Colonia, wie es genannt wird, ist mit der Fähre von Buenos Aires aus in einer Stunde erreichbar und ist daher ein sehr touristischer Ort. Viele Tagestouristen von jenseits des Flusses also. So auch an diesem sonnigen Sonntag. Wir machen einen Rundgang im historischen Zentrum, das aber sehr überschaubar ist. Für Fotos ist es schwierig, zuviele Menschen laufen immer ins Bild. So haben wir es bald gesehen und verabschieden uns.

 

 

Posada Casavieja

 

Posada Casavieja ist unser nächstes Ziel. Das ist der Betrieb von Susanne und Ruedi Althaus, die vor ein paar Jahren, begleitet durch die Sendung «Uf u dervo» des Schweizer Fernsehens, nach Uruguay ausgewandert sind. Ihnen statten wir einen spontanen Besuch ab, weil wir «gwundrig» sind. Hinweisschilder an der Strasse fehlen, wir haben aber die Koordinaten. Wir stellen uns vor als «vier von hunderttausenden, die euch am Fernsehen begleitet haben». Klar, wir sind nicht die ersten «Gwundrigen» und hoffen daher, dass wir mit unserem Besuch nicht nerven. Susanne lädt uns sogleich zum Kaffee ein und wir setzen uns zusammen an den Tisch. In den nächsten Stunden erfahren wir viel über Uruguay und wie es den Auswanderern persönlich geht. (Gut!) Wir sagen Susanne zu für ein Vegi Nachtessen und während sie kocht, fahren wir an den Strand des Rio de la Plata und erkunden die 5 Hektaren Land, auf denen sie hier mit ihren zwei Hunden die Posada führen. Zu später Stunde entrichten wir unseren Obolus und dann geht es eine gute Autofahrstunde zurück für die zweite Nacht im kalten Steinhaus in Conchillas.
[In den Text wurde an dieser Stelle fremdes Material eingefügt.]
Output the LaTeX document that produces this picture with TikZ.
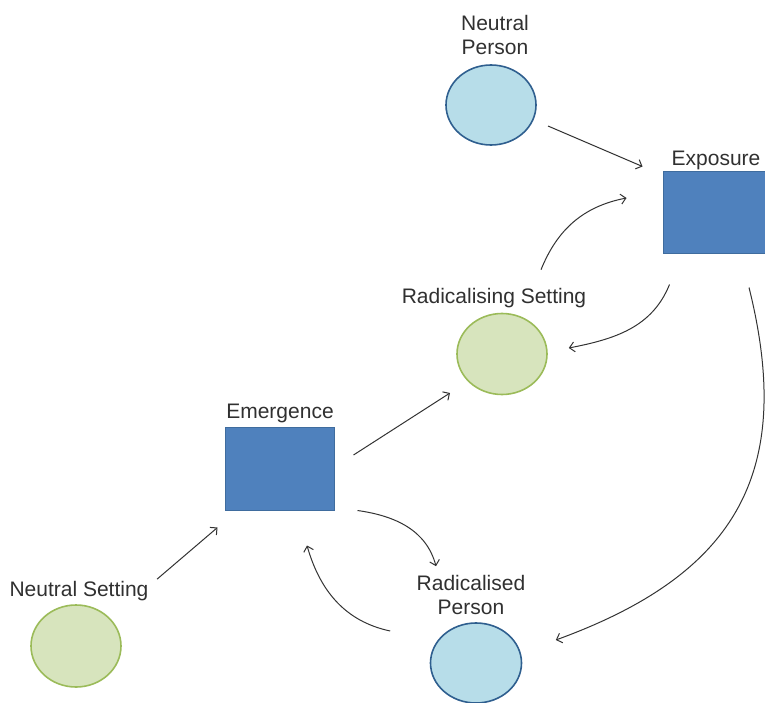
\documentclass[tikz,border=0pt]{standalone}
\usepackage{fontspec}
\setmainfont{Liberation Sans}
\usetikzlibrary{arrows.meta,shapes.geometric}
\definecolor{pfill}{HTML}{B7DDE9}
\definecolor{pdraw}{HTML}{2F5F8F}
\definecolor{sfill}{HTML}{D7E4BD}
\definecolor{sdraw}{HTML}{9BBB59}
\definecolor{bfill}{HTML}{4F81BD}
\definecolor{bdraw}{HTML}{3F6C9E}
\definecolor{txt}{HTML}{303030}
\definecolor{arrc}{HTML}{333333}
\begin{document}
\begin{tikzpicture}[x=1pt,y=1pt,
  person/.style={ellipse,draw=pdraw,fill=pfill,line width=1.6pt,minimum width=90pt,minimum height=80pt,inner sep=0pt},
  setting/.style={ellipse,draw=sdraw,fill=sfill,line width=1.6pt,minimum width=90pt,minimum height=81pt,inner sep=0pt},
  stage/.style={rectangle,draw=bdraw,fill=bfill,line width=1pt,inner sep=0pt},
  lbl/.style={anchor=north,inner sep=0pt,align=center,text=txt,font=\fontsize{21}{24.5}\selectfont},
  arr/.style={draw=arrc,line width=1pt,-{Straight Barb[length=5pt,width=10pt]}}
]
\useasboundingbox (0,0) rectangle (765,-703);
% shapes
\node[person] (np) at (491,-105) {};
\node[stage,minimum width=102pt,minimum height=82pt] (exp) at (714,-213) {};
\node[setting] (rs) at (502,-354) {};
\node[stage,minimum width=109pt,minimum height=83pt] (em) at (279.5,-468.5) {};
\node[setting,minimum height=82pt] (ns) at (76,-646) {};
\node[person,minimum width=91pt] (rp) at (476,-663) {};
% labels
\node[lbl] (npl) at (495,-15) {Neutral\\Person};
\node[lbl] (expl) at (716,-151) {Exposure};
\node[lbl] (rsl) at (494,-288) {Radicalising Setting};
\node[lbl] (eml) at (280,-404) {Emergence};
\node[lbl] (nsl) at (79,-581) {Neutral Setting};
\node[lbl] (rpl) at (471,-575) {Radicalised\\Person};
% connectors
\draw[arr] ([shift={(57,-21)}]np.center) -- ([shift={(-20,5)}]exp.north west);
\draw[arr] ([shift={(39,43)}]rs.north) to[out=68,in=191] ([shift={(-36,15)}]exp.west);
\draw[arr] ([shift={(7,-30)}]exp.south west) to[out=248,in=11] ([shift={(21,6)}]rs.east);
\draw[arr] ([shift={(35,-33)}]exp.south) to[out=-76,in=20,looseness=1.22] ([shift={(33.5,23)}]rp.east);
\draw[arr] ([shift={(19,13.5)}]em.east) -- ([shift={(-52,-39)}]rs.center);
\draw[arr] ([shift={(23,0)}]em.south east) to[out=-8,in=105] ([shift={(-40,56)}]rp.north);
\draw[arr] ([shift={(-39.5,32)}]rp.west) to[out=168,in=-74] ([shift={(27.5,-35)}]em.south);
\draw[arr] ([shift={(81,25)}]ns.north) -- ([shift={(-7,-17)}]em.south west);
\end{tikzpicture}
\end{document}
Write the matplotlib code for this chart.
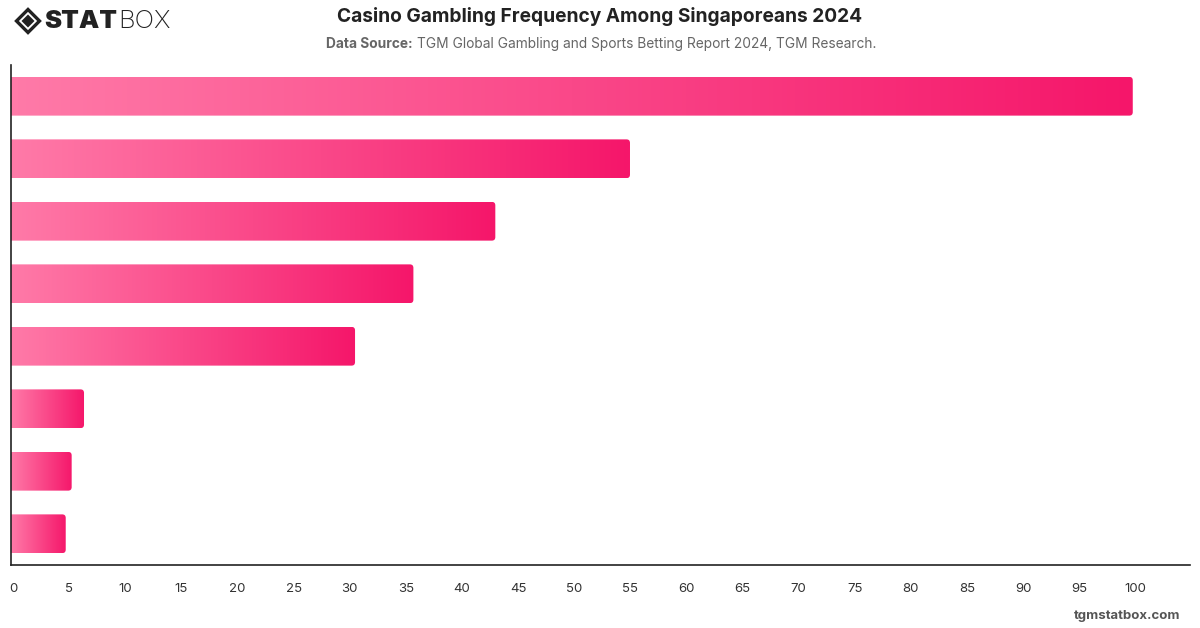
import matplotlib
matplotlib.use("Agg")
import matplotlib.pyplot as plt
import numpy as np
from matplotlib.patches import FancyBboxPatch, Polygon
from matplotlib.colors import LinearSegmentedColormap
from matplotlib.transforms import ScaledTranslation

# ---- data ----
categories = ["Category 1", "Category 2", "Category 3", "Category 4",
              "Category 5", "Category 6", "Category 7", "Category 8"]
values = [100, 55.2, 43.2, 35.9, 30.7, 6.55, 5.45, 4.92]
xticks = list(range(0, 101, 5))

title = "Casino Gambling Frequency Among Singaporeans 2024"
source_label = "Data Source:"
source_text = "TGM Global Gambling and Sports Betting Report 2024, TGM Research."

plt.rcParams['font.family'] = ['Inter', 'DejaVu Sans']

W, H = 1200, 628
fig = plt.figure(figsize=(W / 100, H / 100), dpi=100)
fig.patch.set_facecolor("white")

ax_l, ax_r, ax_t, ax_b = 10.5, 1190, 65, 565
ax = fig.add_axes([ax_l / W, (H - ax_b) / H, (ax_r - ax_l) / W, (ax_b - ax_t) / H])

n = len(categories)
ypos = np.arange(n)
bar_h = 0.62
xmax = 105.1
bars = ax.barh(ypos, values, height=bar_h, color="none", edgecolor="none")

cmap = LinearSegmentedColormap.from_list("pinkgrad", ["#ff7aa8", "#f5166a"])
grad = np.linspace(0, 1, 256).reshape(1, -1)

px_per_x = (ax_r - ax_l) / xmax
px_per_y = (ax_b - ax_t) / n
r_px = 3.5
r_x = r_px / px_per_x
for rect in bars:
    x0 = rect.get_x()
    y0 = rect.get_y()
    w = rect.get_width()
    h = rect.get_height()
    patch = FancyBboxPatch((x0 - 2, y0), w + 2, h,
                           boxstyle=f"round,pad=0,rounding_size={r_x}",
                           mutation_aspect=px_per_x / px_per_y,
                           facecolor="none", edgecolor="none",
                           transform=ax.transData)
    ax.add_patch(patch)
    im = ax.imshow(grad, cmap=cmap, extent=[x0, x0 + w, y0, y0 + h],
                   aspect="auto", interpolation="bicubic", zorder=2)
    im.set_clip_path(patch)

ax.set_xlim(0, xmax)
ax.set_ylim(n - 0.5, -0.5)
ax.set_yticks([])
ax.set_xticks(xticks)
ax.set_xticklabels([str(t) for t in xticks], fontsize=9.5, color="#333333")
ax.tick_params(axis="x", length=0, pad=13)
offset = ScaledTranslation(2.5 / 100, 0, fig.dpi_scale_trans)
for lbl in ax.get_xticklabels():
    lbl.set_transform(lbl.get_transform() + offset)
for s in ["top", "right"]:
    ax.spines[s].set_visible(False)
for s in ["left", "bottom"]:
    ax.spines[s].set_color("#222222")
    ax.spines[s].set_linewidth(1.2)

# title & subtitle
fig.text(600 / W, 1 - 17 / H, title, ha="center", va="center",
         fontsize=13.8, fontweight="bold", color="#222222")
t1 = fig.text(326 / W, 1 - 44 / H, source_label, ha="left", va="center",
              fontsize=9.9, fontweight="bold", color="#666666")
fig.canvas.draw()
bb = t1.get_window_extent()
fig.text((bb.x1 + 4) / W, 1 - 44 / H, source_text, ha="left", va="center",
         fontsize=9.9, color="#666666")

# logo
cx, cy = 28, 21
def dia(s):
    return [((cx) / W, 1 - (cy - s) / H), ((cx + s) / W, 1 - cy / H),
            ((cx) / W, 1 - (cy + s) / H), ((cx - s) / W, 1 - cy / H)]
fig.patches.append(Polygon(dia(11.5), closed=True, transform=fig.transFigure,
                           facecolor="none", edgecolor="#222222", linewidth=2.4))
fig.patches.append(Polygon(dia(6.5), closed=True, transform=fig.transFigure,
                           facecolor="#222222", edgecolor="none"))
lt = fig.text(44 / W, 1 - 21 / H, "STAT", ha="left", va="center",
              fontsize=18.5, fontweight="black", color="#222222")
fig.canvas.draw()
lb = lt.get_window_extent()
fig.text((lb.x1 + 1) / W, 1 - 21 / H, "BOX", ha="left", va="center",
         fontsize=18.5, fontweight="light", color="#222222")

fig.text(1180 / W, 1 - 616 / H, "tgmstatbox.com", ha="right", va="center",
         fontsize=9.5, fontweight="bold", color="#555555")

fig.savefig("out.png", dpi=100, facecolor="white")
Wir durften eine herzliche Gastfreundschaft erleben.

 

 

Uf u dervo

Eine Sendung des Schweizer Fernsehens, bei welcher seit über 10 Jahren Schweizer Auswanderer in mehreren Folgen begleitet werden. Die Sendung stellt das Auswandern – auch gemäss Aussage von Ruedi  Althaus – sehr authentisch dar, ist daher beim Publikum über all die Jahre sehr beliebt. Susanne und Ruedi wanderten 2019 definitiv nach Uruguay aus, nachdem sie das Land und Südamerika schon mehrmals bereist hatten und dort Land gekauft hatten.

 

Wir runden unseren Wochenendausflug in Atlantida ab; ein Küstenort mit vielen Ferien- und Wochenendhäusern. Wir besuchen das "Adlerhaus" El Aquila, welches majestätisch aufs Meer hinaus äugt, machen einen Strandspaziergang bei kühlem Wind.

Dann ist es Zeit, nach Montevideo zurückzukehren und zu schauen, wie es nach dem Feiertag (Montag) mit dem Auto Thema weitergeht.

 

Auto Update

 

Per Veröffentlichung dieses Blogs stehen wir vor dem Transport des Containers zum Zoll. Der Transport kann aber nicht ablaufen, weil der Terminal im Moment bestreikt wird. Bereits wurden zusätzliche Lagerkosten von unserem Agenten bezahlt. Wir werden diese Kosten tragen müssen, hoffen aber, sie vom Verschiffungsagenten zurück zu erhalten (so sein Versprechen, das wir schriftlich haben). Jede Aktion, die es braucht, muss vorher bezahlt sein. Sonst geht gar nichts.

 

Wir verbringen die Zeit mit Emails an die Rechtsschutzversicherung und dem Entwerfen des Briefes, mit dem wir unsere zusätzlichen Kosten von Verschiffungsagenten zurückfordern werden.